**Source code of charts**
+===+

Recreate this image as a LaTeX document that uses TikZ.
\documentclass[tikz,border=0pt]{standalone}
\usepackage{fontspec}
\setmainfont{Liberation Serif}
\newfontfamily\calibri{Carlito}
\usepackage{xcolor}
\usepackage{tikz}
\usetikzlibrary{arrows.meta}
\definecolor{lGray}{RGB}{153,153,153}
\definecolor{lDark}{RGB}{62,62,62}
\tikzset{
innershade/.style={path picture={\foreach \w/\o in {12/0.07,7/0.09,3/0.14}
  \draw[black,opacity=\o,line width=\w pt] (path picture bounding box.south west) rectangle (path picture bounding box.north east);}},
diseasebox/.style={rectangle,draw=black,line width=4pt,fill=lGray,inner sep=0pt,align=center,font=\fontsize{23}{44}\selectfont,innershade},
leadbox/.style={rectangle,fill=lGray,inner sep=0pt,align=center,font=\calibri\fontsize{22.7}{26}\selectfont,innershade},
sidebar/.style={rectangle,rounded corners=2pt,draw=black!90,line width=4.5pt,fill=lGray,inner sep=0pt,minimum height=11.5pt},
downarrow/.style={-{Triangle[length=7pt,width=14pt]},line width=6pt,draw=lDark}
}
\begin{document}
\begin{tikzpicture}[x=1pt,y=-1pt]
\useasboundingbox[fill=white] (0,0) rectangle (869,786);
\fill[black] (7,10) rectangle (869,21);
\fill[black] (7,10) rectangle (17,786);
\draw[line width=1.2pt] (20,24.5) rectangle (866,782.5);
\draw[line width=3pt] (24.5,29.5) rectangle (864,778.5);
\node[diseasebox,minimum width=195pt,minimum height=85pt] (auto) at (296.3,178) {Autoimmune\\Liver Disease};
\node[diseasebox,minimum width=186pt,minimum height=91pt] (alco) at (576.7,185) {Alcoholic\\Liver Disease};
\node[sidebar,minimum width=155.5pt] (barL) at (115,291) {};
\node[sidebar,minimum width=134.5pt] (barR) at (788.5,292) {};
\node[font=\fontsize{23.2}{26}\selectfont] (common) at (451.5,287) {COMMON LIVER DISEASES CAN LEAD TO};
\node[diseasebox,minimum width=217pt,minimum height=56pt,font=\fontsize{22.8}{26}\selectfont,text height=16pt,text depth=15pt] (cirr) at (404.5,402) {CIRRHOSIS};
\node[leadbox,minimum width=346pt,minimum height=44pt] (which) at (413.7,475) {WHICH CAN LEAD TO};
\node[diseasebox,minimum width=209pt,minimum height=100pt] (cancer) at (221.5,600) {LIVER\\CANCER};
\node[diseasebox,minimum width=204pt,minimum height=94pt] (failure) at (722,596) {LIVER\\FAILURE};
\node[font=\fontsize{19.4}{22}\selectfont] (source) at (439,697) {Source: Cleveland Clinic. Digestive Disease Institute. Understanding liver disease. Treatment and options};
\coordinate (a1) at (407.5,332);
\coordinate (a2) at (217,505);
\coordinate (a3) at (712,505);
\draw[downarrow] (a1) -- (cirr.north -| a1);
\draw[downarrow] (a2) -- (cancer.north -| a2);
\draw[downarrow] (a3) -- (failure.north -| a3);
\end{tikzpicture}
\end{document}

+===+

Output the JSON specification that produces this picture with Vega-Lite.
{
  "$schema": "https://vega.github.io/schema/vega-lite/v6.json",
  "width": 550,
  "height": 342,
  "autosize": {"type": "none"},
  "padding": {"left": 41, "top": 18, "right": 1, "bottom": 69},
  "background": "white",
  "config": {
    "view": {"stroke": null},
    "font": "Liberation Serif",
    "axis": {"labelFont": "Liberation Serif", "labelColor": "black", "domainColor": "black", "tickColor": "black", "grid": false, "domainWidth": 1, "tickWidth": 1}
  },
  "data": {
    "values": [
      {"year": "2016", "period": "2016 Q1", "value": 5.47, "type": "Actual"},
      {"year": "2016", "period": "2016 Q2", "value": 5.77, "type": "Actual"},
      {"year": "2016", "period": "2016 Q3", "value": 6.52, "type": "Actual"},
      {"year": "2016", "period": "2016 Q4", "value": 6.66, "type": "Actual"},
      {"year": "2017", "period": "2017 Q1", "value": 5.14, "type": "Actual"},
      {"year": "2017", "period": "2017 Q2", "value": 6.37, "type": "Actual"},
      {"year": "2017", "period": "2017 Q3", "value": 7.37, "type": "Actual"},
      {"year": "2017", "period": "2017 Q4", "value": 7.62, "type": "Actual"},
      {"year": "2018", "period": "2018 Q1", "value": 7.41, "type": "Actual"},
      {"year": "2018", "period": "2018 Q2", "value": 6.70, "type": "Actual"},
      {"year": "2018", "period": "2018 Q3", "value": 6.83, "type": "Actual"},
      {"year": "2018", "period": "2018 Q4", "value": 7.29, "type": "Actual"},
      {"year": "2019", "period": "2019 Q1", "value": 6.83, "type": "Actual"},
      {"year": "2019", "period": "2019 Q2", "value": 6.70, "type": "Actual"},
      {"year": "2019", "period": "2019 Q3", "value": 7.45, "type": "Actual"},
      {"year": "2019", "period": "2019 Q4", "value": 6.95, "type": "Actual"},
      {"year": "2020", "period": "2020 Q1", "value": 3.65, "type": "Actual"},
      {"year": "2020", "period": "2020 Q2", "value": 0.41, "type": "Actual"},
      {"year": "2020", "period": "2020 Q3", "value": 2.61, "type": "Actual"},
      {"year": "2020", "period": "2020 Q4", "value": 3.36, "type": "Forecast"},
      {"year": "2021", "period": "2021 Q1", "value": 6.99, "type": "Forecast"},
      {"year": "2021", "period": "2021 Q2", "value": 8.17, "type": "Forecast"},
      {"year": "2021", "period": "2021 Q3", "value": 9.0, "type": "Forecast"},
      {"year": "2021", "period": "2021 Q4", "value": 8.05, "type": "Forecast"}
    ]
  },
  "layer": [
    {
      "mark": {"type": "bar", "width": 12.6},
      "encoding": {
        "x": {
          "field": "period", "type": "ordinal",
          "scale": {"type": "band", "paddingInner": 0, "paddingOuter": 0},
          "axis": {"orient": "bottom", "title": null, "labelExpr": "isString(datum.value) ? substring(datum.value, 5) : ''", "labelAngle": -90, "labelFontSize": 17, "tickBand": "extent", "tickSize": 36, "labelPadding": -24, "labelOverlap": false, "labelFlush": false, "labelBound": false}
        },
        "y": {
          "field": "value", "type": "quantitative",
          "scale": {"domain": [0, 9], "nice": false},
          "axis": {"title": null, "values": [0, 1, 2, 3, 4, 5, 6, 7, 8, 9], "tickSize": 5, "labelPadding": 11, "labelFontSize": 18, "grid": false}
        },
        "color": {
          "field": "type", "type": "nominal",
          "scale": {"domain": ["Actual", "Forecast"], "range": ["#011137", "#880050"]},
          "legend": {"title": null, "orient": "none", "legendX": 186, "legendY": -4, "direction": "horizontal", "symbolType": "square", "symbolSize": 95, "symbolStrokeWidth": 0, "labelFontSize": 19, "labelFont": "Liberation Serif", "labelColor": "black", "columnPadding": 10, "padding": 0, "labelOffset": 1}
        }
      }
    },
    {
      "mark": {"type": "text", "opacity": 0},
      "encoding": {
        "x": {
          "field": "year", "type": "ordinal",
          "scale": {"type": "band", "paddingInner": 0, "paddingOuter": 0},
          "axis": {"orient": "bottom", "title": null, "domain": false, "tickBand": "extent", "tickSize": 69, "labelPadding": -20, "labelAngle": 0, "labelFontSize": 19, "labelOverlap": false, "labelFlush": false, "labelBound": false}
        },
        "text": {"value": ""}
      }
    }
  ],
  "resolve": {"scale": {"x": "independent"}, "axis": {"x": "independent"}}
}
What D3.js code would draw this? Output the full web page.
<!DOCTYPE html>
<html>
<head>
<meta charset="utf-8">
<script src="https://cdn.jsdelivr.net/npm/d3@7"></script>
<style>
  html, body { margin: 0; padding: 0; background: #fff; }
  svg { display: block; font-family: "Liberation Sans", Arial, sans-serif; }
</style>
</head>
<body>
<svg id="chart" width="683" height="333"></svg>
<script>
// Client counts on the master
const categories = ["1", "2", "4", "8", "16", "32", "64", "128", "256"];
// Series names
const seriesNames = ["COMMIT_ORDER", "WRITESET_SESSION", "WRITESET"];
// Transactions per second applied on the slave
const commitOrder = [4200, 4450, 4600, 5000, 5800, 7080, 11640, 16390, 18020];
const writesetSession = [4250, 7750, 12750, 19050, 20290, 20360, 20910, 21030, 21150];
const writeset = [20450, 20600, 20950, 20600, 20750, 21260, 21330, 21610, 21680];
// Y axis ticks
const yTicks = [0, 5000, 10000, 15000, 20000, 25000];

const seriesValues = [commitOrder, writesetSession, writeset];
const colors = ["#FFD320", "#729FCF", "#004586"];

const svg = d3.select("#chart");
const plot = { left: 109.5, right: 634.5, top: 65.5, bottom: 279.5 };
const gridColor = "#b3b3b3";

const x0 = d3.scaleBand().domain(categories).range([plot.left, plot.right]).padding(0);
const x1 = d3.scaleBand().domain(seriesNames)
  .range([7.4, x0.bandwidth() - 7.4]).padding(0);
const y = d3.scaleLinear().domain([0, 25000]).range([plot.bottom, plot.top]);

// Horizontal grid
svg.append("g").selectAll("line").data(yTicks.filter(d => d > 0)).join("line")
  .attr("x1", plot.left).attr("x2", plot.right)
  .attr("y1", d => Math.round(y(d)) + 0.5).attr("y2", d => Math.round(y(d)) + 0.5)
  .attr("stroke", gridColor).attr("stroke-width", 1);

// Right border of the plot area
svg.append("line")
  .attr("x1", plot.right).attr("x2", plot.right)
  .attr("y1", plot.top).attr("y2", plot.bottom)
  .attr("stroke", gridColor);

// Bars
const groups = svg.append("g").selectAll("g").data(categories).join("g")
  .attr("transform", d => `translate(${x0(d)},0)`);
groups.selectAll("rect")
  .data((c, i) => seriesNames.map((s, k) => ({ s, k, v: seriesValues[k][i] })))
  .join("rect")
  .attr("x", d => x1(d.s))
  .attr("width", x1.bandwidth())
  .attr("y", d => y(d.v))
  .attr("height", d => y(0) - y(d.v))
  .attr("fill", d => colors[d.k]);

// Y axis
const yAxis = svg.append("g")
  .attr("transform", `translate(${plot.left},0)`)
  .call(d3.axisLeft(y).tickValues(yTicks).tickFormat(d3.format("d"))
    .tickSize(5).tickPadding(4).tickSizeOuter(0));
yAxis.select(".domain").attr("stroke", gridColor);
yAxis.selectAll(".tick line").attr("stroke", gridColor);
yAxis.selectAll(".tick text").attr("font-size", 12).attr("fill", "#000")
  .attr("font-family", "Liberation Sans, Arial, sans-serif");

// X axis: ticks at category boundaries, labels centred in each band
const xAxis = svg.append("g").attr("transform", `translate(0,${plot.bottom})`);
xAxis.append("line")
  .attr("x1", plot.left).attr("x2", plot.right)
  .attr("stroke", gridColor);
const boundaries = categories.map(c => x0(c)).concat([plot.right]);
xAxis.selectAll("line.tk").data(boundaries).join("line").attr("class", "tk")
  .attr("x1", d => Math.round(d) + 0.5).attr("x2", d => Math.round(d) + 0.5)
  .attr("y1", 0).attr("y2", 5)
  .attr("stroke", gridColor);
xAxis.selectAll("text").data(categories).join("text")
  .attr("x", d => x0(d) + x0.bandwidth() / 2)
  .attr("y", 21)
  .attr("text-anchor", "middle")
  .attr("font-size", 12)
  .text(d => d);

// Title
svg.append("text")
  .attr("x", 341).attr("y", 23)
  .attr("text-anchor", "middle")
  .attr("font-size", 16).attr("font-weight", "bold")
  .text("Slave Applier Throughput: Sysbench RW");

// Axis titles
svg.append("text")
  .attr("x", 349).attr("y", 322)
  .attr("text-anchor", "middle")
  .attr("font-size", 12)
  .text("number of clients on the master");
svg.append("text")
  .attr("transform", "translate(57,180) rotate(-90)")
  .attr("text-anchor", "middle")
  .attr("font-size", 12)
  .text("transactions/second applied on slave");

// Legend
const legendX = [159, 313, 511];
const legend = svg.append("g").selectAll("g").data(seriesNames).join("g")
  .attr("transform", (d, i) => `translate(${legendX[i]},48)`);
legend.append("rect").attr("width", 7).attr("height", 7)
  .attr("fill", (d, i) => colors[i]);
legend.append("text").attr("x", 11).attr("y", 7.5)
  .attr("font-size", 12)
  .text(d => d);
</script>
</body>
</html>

+===+

**Required work**
Check each line above for the word "that", and copy the lines where it appears.

**Full response**
Recreate this image as a LaTeX document that uses TikZ.
Output the JSON specification that produces this picture with Vega-Lite.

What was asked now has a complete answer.